[START OF Data listing]

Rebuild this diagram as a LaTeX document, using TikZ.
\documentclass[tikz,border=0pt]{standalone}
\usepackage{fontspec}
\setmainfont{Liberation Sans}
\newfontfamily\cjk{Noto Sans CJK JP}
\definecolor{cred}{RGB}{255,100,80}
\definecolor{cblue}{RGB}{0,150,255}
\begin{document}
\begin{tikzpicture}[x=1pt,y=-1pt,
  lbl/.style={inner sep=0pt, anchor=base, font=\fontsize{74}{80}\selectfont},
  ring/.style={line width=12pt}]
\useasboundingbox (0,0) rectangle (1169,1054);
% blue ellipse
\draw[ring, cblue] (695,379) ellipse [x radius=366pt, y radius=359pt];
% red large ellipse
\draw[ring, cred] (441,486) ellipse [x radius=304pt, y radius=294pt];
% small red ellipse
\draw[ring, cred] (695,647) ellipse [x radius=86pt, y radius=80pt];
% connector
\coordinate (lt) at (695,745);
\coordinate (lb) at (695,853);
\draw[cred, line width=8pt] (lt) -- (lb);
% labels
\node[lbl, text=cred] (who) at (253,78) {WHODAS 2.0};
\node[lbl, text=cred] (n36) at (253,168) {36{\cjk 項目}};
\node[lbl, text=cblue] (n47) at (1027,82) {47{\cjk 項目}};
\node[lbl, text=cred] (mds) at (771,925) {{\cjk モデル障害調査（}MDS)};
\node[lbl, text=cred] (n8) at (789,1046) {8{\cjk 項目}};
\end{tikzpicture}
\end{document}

[END OF Data listing]
[START OF Data listing]

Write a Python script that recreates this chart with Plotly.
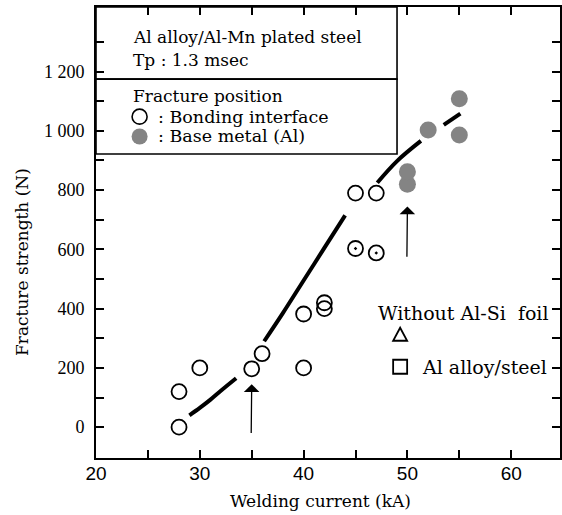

[END OF Data listing]
[START OF Data listing]

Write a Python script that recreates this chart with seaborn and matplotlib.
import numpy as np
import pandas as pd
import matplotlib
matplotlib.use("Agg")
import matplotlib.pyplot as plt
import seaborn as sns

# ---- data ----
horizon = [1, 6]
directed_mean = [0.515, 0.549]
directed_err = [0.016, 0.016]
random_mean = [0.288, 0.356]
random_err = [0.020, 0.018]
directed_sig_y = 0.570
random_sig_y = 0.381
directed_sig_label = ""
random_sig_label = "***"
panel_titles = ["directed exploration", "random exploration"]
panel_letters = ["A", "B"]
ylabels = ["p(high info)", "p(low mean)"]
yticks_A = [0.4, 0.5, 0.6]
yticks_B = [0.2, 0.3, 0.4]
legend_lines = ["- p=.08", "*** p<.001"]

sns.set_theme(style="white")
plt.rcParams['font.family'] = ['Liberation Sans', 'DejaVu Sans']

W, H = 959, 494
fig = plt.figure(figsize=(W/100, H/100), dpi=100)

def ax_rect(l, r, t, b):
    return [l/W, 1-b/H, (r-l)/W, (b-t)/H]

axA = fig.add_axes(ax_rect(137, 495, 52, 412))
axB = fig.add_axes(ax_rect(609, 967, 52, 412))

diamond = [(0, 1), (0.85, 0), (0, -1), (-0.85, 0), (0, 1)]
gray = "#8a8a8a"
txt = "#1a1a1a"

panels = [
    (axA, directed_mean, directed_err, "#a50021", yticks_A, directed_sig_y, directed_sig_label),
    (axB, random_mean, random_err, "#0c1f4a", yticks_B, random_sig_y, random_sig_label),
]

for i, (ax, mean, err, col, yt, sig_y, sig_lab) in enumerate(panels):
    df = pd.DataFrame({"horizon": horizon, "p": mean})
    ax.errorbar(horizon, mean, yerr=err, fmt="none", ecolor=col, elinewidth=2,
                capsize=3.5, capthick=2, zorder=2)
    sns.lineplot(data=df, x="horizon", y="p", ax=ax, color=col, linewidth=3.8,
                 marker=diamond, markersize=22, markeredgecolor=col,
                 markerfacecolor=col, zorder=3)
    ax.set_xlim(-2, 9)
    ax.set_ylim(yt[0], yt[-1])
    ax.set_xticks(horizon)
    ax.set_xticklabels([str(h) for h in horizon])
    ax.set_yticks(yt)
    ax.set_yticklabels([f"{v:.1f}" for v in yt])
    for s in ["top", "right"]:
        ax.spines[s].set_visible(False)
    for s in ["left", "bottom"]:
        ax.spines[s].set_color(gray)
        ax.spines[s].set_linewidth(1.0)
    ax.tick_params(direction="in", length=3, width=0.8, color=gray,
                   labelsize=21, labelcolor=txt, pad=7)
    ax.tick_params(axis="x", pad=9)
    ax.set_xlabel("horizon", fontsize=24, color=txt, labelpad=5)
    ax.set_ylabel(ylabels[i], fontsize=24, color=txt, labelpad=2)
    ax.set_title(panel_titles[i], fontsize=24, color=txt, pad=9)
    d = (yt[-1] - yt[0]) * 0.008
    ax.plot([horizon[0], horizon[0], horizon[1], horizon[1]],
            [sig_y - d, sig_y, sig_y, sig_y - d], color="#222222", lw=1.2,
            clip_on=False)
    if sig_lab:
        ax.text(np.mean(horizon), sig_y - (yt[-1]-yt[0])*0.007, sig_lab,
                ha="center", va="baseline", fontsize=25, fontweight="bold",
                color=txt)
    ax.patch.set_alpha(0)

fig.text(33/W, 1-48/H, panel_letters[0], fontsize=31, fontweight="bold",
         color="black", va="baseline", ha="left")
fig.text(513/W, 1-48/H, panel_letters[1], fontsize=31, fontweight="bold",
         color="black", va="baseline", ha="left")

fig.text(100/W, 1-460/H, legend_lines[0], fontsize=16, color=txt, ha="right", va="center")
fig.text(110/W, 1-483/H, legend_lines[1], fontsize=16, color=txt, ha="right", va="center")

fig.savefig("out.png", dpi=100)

[END OF Data listing]

*Do this*:
Only the lines from the one containing "Write a Python script that recreates this chart with seaborn" through the one containing "import seaborn as sns" are to be retyped, both boundary lines included, with no other material.

*Problem solution*:
Write a Python script that recreates this chart with seaborn and matplotlib.
import numpy as np
import pandas as pd
import matplotlib
matplotlib.use("Agg")
import matplotlib.pyplot as plt
import seaborn as sns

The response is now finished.